As he strived to vocalise what the missing ingredient was, the coach was pondering a now-familiar problem. The quality is there and has been for most of the season, with the depth of Dortmund’s squad particularly evident in the Champions League win over Sporting Clube de Portugal, when the locals in Lisbon marvelled at the strength of a team with 10 on their treatment table.

Yet as they showed in Portugal, and again on their own patch at the weekend, having the talent is one thing, and fitting it into a functioning, consistent unit is something else altogether. In fits and starts, Dortmund have been exhilarating, especially when teenagers Ousmane Dembele and Christian Pulisic have led the way.

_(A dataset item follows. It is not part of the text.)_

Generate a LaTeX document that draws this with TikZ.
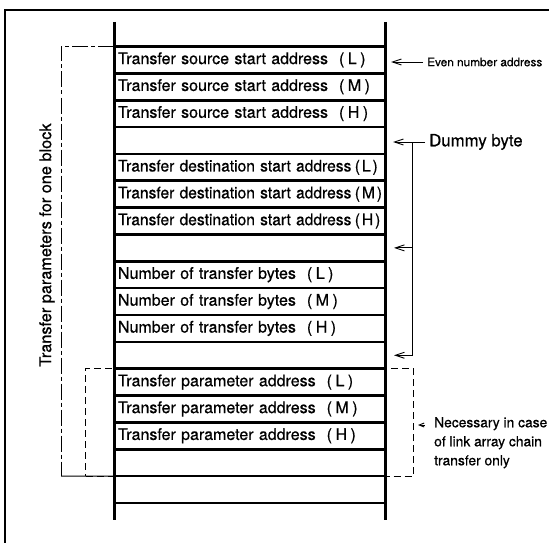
\documentclass[tikz,border=0pt]{standalone}
\usepackage{fontspec}
\setmainfont{TeX Gyre Heros}
\newfontfamily\hvb{TeX Gyre Heros}[FakeBold=0.6]
\usepackage{graphicx}
\usetikzlibrary{arrows.meta,fit,positioning}
\newcommand{\pp}[1]{\hspace{11pt}(\kern3.5pt #1\kern3.5pt)}
\newcommand{\pd}[1]{\kern3.5pt(\kern2pt #1\kern2pt)}
\newcommand{\dst}[1]{\scalebox{0.975}[1]{Transfer destination start address\pd{#1}}}
\begin{document}
\begin{tikzpicture}[x=1pt,y=-1pt,
  rowbox/.style={draw, line width=2.6pt, outer sep=0pt, minimum width=271pt,
    minimum height=26.85pt, inner xsep=4pt, inner ysep=0pt, text width=263pt,
    align=left, font=\hvb\fontsize{16}{19}\selectfont, anchor=north west},
  colline/.style={line width=3pt},
  bracket/.style={line width=1pt, dash pattern=on 16pt off 3pt on 4pt off 3pt},
  solidthin/.style={line width=1pt},
  dbox/.style={draw, line width=1pt, dash pattern=on 7pt off 4pt, inner ysep=0pt, inner xsep=28.5pt},
  lab/.style={inner sep=0pt},
  arr/.style={-{Straight Barb[length=9pt,width=6pt]}, line width=0.9pt},
  arrs/.style={-{Straight Barb[length=5pt,width=4pt]}, line width=0.9pt}]
\useasboundingbox (0,0) rectangle (549,543);
\clip (0,0) rectangle (549,543);
\fill[white] (0,0) rectangle (549,543);
% outer frame
\draw[line width=1.6pt] (5,560) -- (5,10) -- (560,10);
% rows
\node[rowbox] (r0) at (114,46.5) {Transfer source start address\pp{L}};
\node[rowbox,below=0pt of r0] (r1) {Transfer source start address\pp{M}};
\node[rowbox,below=0pt of r1] (r2) {Transfer source start address\pp{H}};
\node[rowbox,below=0pt of r2] (r3) {};
\node[rowbox,below=0pt of r3] (r4) {\dst{L}};
\node[rowbox,below=0pt of r4] (r5) {\dst{M}};
\node[rowbox,below=0pt of r5] (r6) {\dst{H}};
\node[rowbox,below=0pt of r6] (r7) {};
\node[rowbox,below=0pt of r7] (r8) {Number of transfer bytes\pp{L}};
\node[rowbox,below=0pt of r8] (r9) {Number of transfer bytes\pp{M}};
\node[rowbox,below=0pt of r9] (r10) {Number of transfer bytes\pp{H}};
\node[rowbox,below=0pt of r10] (r11) {};
\node[rowbox,below=0pt of r11] (r12) {Transfer parameter address\pp{L}};
\node[rowbox,below=0pt of r12] (r13) {Transfer parameter address\pp{M}};
\node[rowbox,below=0pt of r13] (r14) {Transfer parameter address\pp{H}};
\node[rowbox,below=0pt of r14] (r15) {};
\node[rowbox,below=0pt of r15] (r16) {};
% column sides
\draw[colline] ([yshift=24.5pt]r0.north west) -- ([yshift=-17pt]r16.south west);
\draw[colline] ([yshift=24.5pt]r0.north east) -- ([yshift=-17pt]r16.south east);
% bracket for one block
\coordinate (bt) at (61,46.5);
\coordinate (bb) at (61,476.1);
\draw[bracket] (r0.north west) -- (bt) -- (bb);
\draw[solidthin] (bb) -- (r16.north west);
\node[lab, rotate=90, font=\hvb\fontsize{16.3}{19}\selectfont] (blk) at (47,245) {Transfer parameters for one block};
% dashed box
\node[dbox, fit=(r12)(r15)] (dbx) {};
% even number address
\node[lab, anchor=west, font=\hvb\fontsize{11.8}{14}\selectfont] (even) at (427,62) {Even number address};
\draw[arr, shorten <=4pt, shorten >=6pt] (even.west) -- (even.west -| r0.east);
% dummy byte
\node[lab, anchor=west, font=\hvb\fontsize{16.8}{19}\selectfont] (dummy) at (429,142) {Dummy byte};
\draw[arr, shorten <=4pt, shorten >=8pt] (dummy.west) -- (dummy.west -| r3.east);
\path (dummy.west) ++(-16.5pt,0pt) coordinate (vt);
\coordinate (vb) at (vt |- r11.east);
\draw[solidthin] (vt) -- (vb);
\draw[arr, shorten >=9pt] (vb) -- (r11.east);
\draw[arr, shorten >=9pt] (vt |- r7.east) -- (r7.east);
% necessary note
\node[lab, anchor=north west, align=left, font=\hvb\fontsize{13.8}{19}\selectfont] (nec) at (434,417) {Necessary in case\\of link array chain\\transfer only};
\path ([yshift=-8pt]nec.north west) coordinate (na);
\draw[arrs, shorten <=9pt, shorten >=4pt] (na) -- (na -| dbx.east);
\end{tikzpicture}
\end{document}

Finding the definitive performance, a match de reference, as they say in France, has proved a little trickier.

(L-R) Lukasz Piszczek of Borussia Dortmund, Christian Pulisic of Borussia Dortmund, Nabil Bentalab of Schalke 04during the Bundesliga match between Borussia Dortmund and Schalke 04 on October 29, 2016 at the Signal Iduna Park stadium in Dortmund, Germany.

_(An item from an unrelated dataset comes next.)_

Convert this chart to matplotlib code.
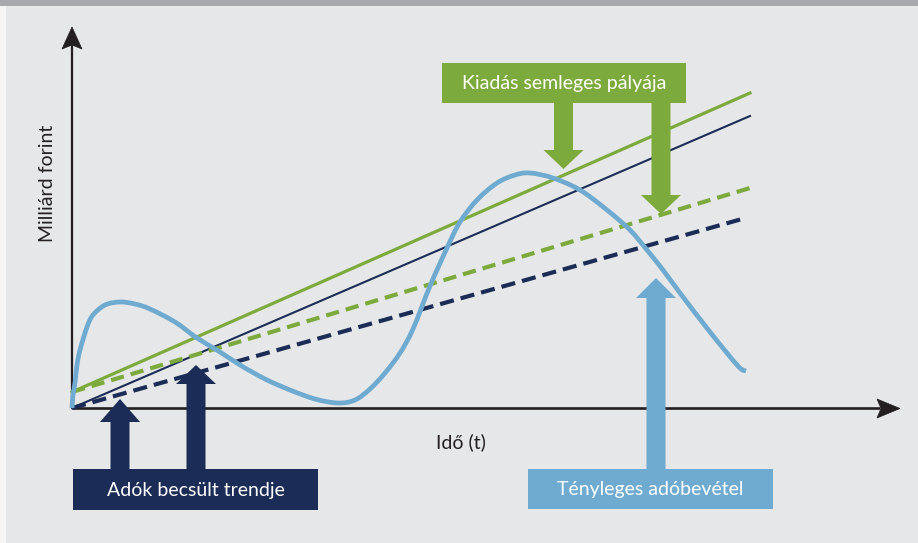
import matplotlib
matplotlib.use("Agg")
import matplotlib.pyplot as plt
import numpy as np
from matplotlib.patches import Polygon, Rectangle, PathPatch
from matplotlib.path import Path

# ---------------- data (schematic units: time, billion HUF) ----------------
trend_t = [0, 678]
spend_neutral_solid = [16, 315]
tax_trend_solid = [0, 292]
spend_neutral_dashed = [16, 220]
tax_trend_dashed_t = [0, 670]
tax_trend_dashed = [0, 189]

actual_t = [0, 1, 3, 5, 8, 15, 21, 33, 48, 63, 78, 103, 125, 148, 168, 193,
            218, 243, 266, 283, 298, 313, 328, 341, 358, 375, 388, 405, 425,
            443, 458, 481, 508, 535, 558, 575, 591, 608, 638, 666, 674]
actual_rev = [0, 13, 25, 43, 58, 81, 93, 103, 106, 104, 99, 86, 70, 56, 43,
              29, 18, 9, 5, 8, 19, 35, 55, 79, 122, 160, 186, 208, 225, 233,
              235, 230, 218, 198, 178, 158, 138, 115, 76, 42, 37]

label_y = "Milliárd forint"
label_x = "Idő (t)"
box_green = "Kiadás semleges pályája"
box_navy = "Adók becsült trendje"
box_blue = "Tényleges adóbevétel"

# ---------------- style ----------------
GREEN = "#7daa3c"
NAVY = "#1b2c56"
BLUE = "#6faad1"
BG = "#e6e7e8"
AX = "#231f20"
FONT = ["Lato", "DejaVu Sans"]
FS = 14

W, H = 918, 543
OX, OY = 72, 408  # pixel position of origin

fig = plt.figure(figsize=(W / 100, H / 100), dpi=100)
fig.patch.set_facecolor(BG)
ax = fig.add_axes([0, 0, 1, 1])
ax.set_xlim(-OX, W - OX)
ax.set_ylim(OY - H, OY)
ax.axis("off")
ax.set_facecolor(BG)


def P(x, y):
    """pixel (from top-left) -> data coords"""
    return (x - OX, OY - y)


# frame decorations
fig.patches.append(Rectangle((0, 1 - 6 / H), 1, 6 / H, transform=fig.transFigure,
                             facecolor="#a7a9ac", edgecolor="none", zorder=0))
fig.patches.append(Rectangle((0, 0), 6 / W, 1 - 6 / H, transform=fig.transFigure,
                             facecolor="#f5f5f6", edgecolor="none", zorder=0))

# axes with arrow heads
ax.plot([0, 0], [0, OY - 45], color=AX, lw=1.6, zorder=2, solid_capstyle="butt")
ax.add_patch(Polygon([P(72, 27), P(62, 49), P(72, 45), P(82, 49)], closed=True,
                     facecolor=AX, edgecolor=AX, lw=0.5, zorder=2))
ax.plot([0, 880 - OX], [0, 0], color=AX, lw=1.9, zorder=2, solid_capstyle="butt")
ax.add_patch(Polygon([P(900, 408.5), P(877, 399), P(881, 408.5), P(877, 418)], closed=True,
                     facecolor=AX, edgecolor=AX, lw=0.5, zorder=2))

# lines
ax.plot(trend_t, spend_neutral_solid, color=GREEN, lw=2.3, zorder=3)
ax.plot(trend_t, tax_trend_solid, color=NAVY, lw=1.5, zorder=3)
ax.plot(trend_t, spend_neutral_dashed, color=GREEN, lw=3.0, zorder=3,
        dashes=(3.2, 1.7))
ax.plot(tax_trend_dashed_t, tax_trend_dashed, color=NAVY, lw=3.0, zorder=3,
        dashes=(3.4, 1.7))

# actual revenue: smooth curve through the read points (Catmull-Rom as Bezier path)
pts = np.column_stack([actual_t, actual_rev]).astype(float)
ext = np.vstack([pts[0], pts, pts[-1]])
verts = [tuple(pts[0])]
codes = [Path.MOVETO]
for i in range(1, len(ext) - 2):
    p0, p1, p2, p3 = ext[i - 1], ext[i], ext[i + 1], ext[i + 2]
    c1 = p1 + (p2 - p0) / 6.0
    c2 = p2 - (p3 - p1) / 6.0
    verts += [tuple(c1), tuple(c2), tuple(p2)]
    codes += [Path.CURVE4] * 3
ax.add_patch(PathPatch(Path(verts, codes), facecolor="none", edgecolor=BLUE,
                       lw=3.4, zorder=4, joinstyle="round", capstyle="butt"))

# axis labels
ax.text(*P(47, 183), label_y, rotation=90, ha="center", va="center",
        fontsize=FS, color=AX, family=FONT)
ax.text(*P(461, 442), label_x, ha="center", va="center",
        fontsize=FS, color=AX, family=FONT)


def up_arrow(cx, tip, head_base, bottom, color, sw=9.5, hw=20):
    p = [P(cx, tip), P(cx + hw, head_base), P(cx + sw, head_base),
         P(cx + sw, bottom), P(cx - sw, bottom), P(cx - sw, head_base),
         P(cx - hw, head_base)]
    ax.add_patch(Polygon(p, closed=True, facecolor=color, edgecolor="none", zorder=6))


def down_arrow(cx, top, head_base, tip, color, sw=9.5, hw=20):
    p = [P(cx, tip), P(cx + hw, head_base), P(cx + sw, head_base),
         P(cx + sw, top), P(cx - sw, top), P(cx - sw, head_base),
         P(cx - hw, head_base)]
    ax.add_patch(Polygon(p, closed=True, facecolor=color, edgecolor="none", zorder=6))


def box(x0, y0, x1, y1, color, text):
    ax.add_patch(Rectangle(P(x0, y1), x1 - x0, y1 - y0, facecolor=color,
                           edgecolor="none", zorder=7))
    ax.text(*P((x0 + x1) / 2, (y0 + y1) / 2 + 1), text, ha="center", va="center",
            fontsize=FS, color="white", family=FONT, zorder=8)


# green callout
box(442, 63, 686, 103, GREEN, box_green)
down_arrow(563.5, 102, 150, 169, GREEN)
down_arrow(661, 102, 195, 214, GREEN)

# navy callout
box(73, 469, 318, 510, NAVY, box_navy)
up_arrow(120, 399, 422, 470, NAVY)
up_arrow(196, 365, 384, 470, NAVY)

# blue callout
box(528, 469, 773, 509, BLUE, box_blue)
up_arrow(656, 278, 298, 470, BLUE)

fig.savefig("out.png", dpi=100, facecolor=fig.get_facecolor())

As they seek to seal a return to the Champions League knockout rounds with victory over Sporting in the return this week, it is time that Dortmund managed to do so. The first game yielded the right result, but only just, encapsulating many of Tuchel’s problems in short form. His side scored two sublime goals via Pierre-Emerick Aubameyang and Julian Weigl, and had the chances to kill the game stone dead before the break. They didn’t take them, and almost ended up letting the contest slip through their fingers.

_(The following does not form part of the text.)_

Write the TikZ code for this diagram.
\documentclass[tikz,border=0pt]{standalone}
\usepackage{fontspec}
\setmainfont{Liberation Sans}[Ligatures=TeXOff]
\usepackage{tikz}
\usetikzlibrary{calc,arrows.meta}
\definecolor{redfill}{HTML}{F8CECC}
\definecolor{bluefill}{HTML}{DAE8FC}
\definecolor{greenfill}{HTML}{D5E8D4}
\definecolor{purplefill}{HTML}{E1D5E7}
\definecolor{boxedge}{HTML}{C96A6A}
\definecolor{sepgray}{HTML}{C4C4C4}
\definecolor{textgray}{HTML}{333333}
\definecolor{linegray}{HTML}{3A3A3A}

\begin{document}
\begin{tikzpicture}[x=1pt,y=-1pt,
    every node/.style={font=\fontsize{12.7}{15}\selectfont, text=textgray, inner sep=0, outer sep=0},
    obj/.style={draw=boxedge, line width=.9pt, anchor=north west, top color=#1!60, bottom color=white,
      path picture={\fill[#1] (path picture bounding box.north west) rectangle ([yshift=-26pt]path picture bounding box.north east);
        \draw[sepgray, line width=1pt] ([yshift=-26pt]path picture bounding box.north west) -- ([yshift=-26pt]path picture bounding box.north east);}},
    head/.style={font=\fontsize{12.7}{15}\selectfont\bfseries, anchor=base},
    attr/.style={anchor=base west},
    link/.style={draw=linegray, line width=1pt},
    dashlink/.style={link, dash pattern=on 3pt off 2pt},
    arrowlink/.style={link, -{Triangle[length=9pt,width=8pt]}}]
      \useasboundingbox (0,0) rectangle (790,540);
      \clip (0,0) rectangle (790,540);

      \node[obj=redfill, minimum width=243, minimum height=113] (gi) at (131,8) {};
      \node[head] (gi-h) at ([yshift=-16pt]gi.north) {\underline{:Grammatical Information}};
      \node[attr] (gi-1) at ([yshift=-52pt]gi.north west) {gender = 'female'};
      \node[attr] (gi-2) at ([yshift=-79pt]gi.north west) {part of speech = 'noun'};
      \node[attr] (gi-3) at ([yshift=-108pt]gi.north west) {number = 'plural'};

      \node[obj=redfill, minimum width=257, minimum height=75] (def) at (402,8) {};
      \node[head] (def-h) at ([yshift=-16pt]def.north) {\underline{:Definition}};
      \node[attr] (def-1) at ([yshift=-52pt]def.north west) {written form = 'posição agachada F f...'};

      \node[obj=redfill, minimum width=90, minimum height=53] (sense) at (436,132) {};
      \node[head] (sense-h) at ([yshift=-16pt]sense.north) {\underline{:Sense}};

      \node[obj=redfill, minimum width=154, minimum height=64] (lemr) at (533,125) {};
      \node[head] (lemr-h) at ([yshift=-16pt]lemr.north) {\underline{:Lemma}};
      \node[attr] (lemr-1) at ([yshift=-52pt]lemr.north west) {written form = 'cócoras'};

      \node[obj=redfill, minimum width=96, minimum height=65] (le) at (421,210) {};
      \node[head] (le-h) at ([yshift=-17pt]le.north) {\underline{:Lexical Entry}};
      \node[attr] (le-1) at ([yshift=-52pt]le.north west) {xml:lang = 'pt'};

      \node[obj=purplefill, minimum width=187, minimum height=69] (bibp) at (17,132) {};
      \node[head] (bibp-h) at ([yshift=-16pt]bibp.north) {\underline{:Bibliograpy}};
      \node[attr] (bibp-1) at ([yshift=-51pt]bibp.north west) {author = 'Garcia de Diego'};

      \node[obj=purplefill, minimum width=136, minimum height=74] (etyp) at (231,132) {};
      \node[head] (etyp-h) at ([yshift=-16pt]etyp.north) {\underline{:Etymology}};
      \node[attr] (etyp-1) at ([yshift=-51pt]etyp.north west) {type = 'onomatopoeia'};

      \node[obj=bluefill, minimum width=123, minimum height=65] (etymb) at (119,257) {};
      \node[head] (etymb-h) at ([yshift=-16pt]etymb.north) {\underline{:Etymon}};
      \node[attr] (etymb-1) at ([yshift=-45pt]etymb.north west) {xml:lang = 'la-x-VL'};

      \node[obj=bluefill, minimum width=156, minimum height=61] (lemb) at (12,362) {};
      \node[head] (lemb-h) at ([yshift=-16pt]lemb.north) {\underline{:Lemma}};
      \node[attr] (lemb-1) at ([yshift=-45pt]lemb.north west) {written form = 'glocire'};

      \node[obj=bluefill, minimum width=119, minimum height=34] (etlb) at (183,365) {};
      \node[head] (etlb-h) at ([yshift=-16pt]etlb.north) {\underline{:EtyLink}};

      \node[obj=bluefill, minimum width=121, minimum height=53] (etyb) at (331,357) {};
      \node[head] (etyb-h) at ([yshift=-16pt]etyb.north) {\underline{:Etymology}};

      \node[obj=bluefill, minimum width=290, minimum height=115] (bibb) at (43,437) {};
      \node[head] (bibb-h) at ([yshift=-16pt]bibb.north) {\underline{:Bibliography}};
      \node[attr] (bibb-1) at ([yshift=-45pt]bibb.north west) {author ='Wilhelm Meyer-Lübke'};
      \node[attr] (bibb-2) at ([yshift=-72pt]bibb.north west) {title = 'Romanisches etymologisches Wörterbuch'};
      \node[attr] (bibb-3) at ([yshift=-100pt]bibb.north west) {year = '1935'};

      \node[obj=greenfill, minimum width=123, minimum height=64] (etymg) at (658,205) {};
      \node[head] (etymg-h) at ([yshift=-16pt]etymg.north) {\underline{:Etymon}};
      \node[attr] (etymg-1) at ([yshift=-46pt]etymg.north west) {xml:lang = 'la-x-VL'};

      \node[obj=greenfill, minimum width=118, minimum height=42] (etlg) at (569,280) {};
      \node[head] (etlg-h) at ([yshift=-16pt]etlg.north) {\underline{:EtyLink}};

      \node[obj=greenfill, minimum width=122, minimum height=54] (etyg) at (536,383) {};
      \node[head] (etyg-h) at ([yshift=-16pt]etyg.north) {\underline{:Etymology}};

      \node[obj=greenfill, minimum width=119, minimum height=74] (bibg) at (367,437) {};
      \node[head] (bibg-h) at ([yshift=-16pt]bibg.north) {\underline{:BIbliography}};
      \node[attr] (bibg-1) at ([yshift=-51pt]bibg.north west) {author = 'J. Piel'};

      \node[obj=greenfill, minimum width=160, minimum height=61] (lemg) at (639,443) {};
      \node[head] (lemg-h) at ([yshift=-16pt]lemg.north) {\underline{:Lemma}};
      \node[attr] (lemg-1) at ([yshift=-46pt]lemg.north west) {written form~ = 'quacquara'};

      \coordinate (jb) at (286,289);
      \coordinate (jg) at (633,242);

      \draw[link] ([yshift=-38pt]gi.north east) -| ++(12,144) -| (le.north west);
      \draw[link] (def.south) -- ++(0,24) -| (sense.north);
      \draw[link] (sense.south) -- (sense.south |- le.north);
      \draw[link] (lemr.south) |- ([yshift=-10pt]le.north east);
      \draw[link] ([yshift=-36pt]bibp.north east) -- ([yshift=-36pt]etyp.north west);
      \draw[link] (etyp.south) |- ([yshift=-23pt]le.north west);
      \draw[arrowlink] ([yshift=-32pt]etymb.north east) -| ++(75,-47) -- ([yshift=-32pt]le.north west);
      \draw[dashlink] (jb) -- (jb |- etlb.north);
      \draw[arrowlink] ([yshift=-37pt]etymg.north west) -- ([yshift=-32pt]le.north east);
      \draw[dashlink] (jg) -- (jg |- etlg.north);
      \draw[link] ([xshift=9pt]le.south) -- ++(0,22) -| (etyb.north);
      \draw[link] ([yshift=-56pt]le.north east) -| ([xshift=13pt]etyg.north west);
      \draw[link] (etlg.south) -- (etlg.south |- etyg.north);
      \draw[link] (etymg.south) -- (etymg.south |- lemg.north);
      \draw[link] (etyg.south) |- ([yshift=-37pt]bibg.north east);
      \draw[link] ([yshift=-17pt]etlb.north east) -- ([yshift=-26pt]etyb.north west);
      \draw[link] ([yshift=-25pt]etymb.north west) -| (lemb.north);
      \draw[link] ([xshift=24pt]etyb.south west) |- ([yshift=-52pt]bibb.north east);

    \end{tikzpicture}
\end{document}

Sporting are dealing with their own difficulties, also coming into the match on a run of three straight draws which has seen them fall off the title pace set by Benfica. Jorge Jesus’ side trail their neighbours by seven points (one less than the current Bayern-Dortmund gap), and both coach and players were the target of angry fans after the uninspiring goalless draw at Nacional this weekend, as reported by Record (in Portuguese).

In short, Dortmund have the opportunity to grab the bull by the horns. The question is if they can find the application to do so. The club’s transfer window was a daring one, with cornerstones Mats Hummels, Ilkay Gundogan and Henrikh Mkhitaryan going and an influx of fine young talent brought in, including the aforementioned Dembele and Euro 2016 winner Raphael Guerreiro.

There was experience too, with Gotze returning home, and Andre Schurrle joining up. Yet their struggles for form, consistency and (in the case of the latter) fitness have mirrored Dortmund’s difficulty in finding true rhythm. At the same point last season, Tuchel’s team were in second place in the Bundesliga with 20 points on the board, despite having suffered a 5-1 humbling at Bayern Munich.

So while the easy analysis is that unevenness and inconsistency always had to be expected at the start of this season given the youth of the squad, some light really has to be shone on the role of the more experienced players. While Gotze gave a promising display in the second half against Schalke, sparking hopes of a revival, Shinji Kagawa was again quiet.

The pair had both been missing in action away at Sporting, leaving a hole in the middle of Dortmund’s midfield that more injuries to Tuchel’s defenders (namely Marc Bartra and Matthias Ginter) left the coach unable to plug, and which almost turned the game. Kagawa’s often indifferent displays since his return to Westfalen have even led to suggestions (as reported here by ESPN FC’s John Duerden) that he might be ready, at 27, to return to Japan.

Leverkusen, Germany 01.10.2016, 1.Bundesliga 6. Spieltag, Bayer 04 Leverkusen - BV Borussia Dortmund, 2:0, Shinji Kagawa (BVB) und Mario Goetze (BVB)   (Photo by TF-Images/Getty Images)

Tuchel is not exempt from analysis either, as he attempts to juggle parallel Bundesliga and Champions League challenges for the first time. One of Dortmund’s hallmarks last season was a tactical versatility, as they managed to alternately press high, then sit off, or keep ball at a lower tempo to conserve energy.

They have not been as comfortable switching systems this season (at least partly due to the high turnover of playing staff), and a couple of Tuchel’s tactical experiments, like the 3-4-3 that ended in defeat at Leverkusen, have fallen flat.  

Now a big week lies ahead as Dortmund try to rediscover their personality. Champions League qualification would be welcome, of course, but arguably the week’s real pressure point is Saturday’s trip to Hamburg. HSV are in a terrible state—on their second coach of the season already, but Markus Gisdol looks no more able to inject life into a moribund squad than his predecessor Bruno Labbadia did.

Hamburg are bottom of the table, with just two points from nine matches and having registered only two goals in that time. The man who scored them both, Bobby Wood, is banned for the visit of Dortmund after being sent off in Sunday’s defeat at Koln.

Yet they are also BVB’s bogey team. They haven’t won at the Volksparkstadion since January 2012, when they were en route to their last title under Jurgen Klopp. Hamburg have also won twice at Westfalen in the Bundesliga since then.

It’s too early to talk of a crisis, of course, but the exciting make-up of this squad (and the crash-bang-wallop of the Klopp era) means there is an expectation for Dortmund to grab you by the throat, which they aren’t doing at the moment. For Tuchel and his team, it’s high time they recovered the zest of their best.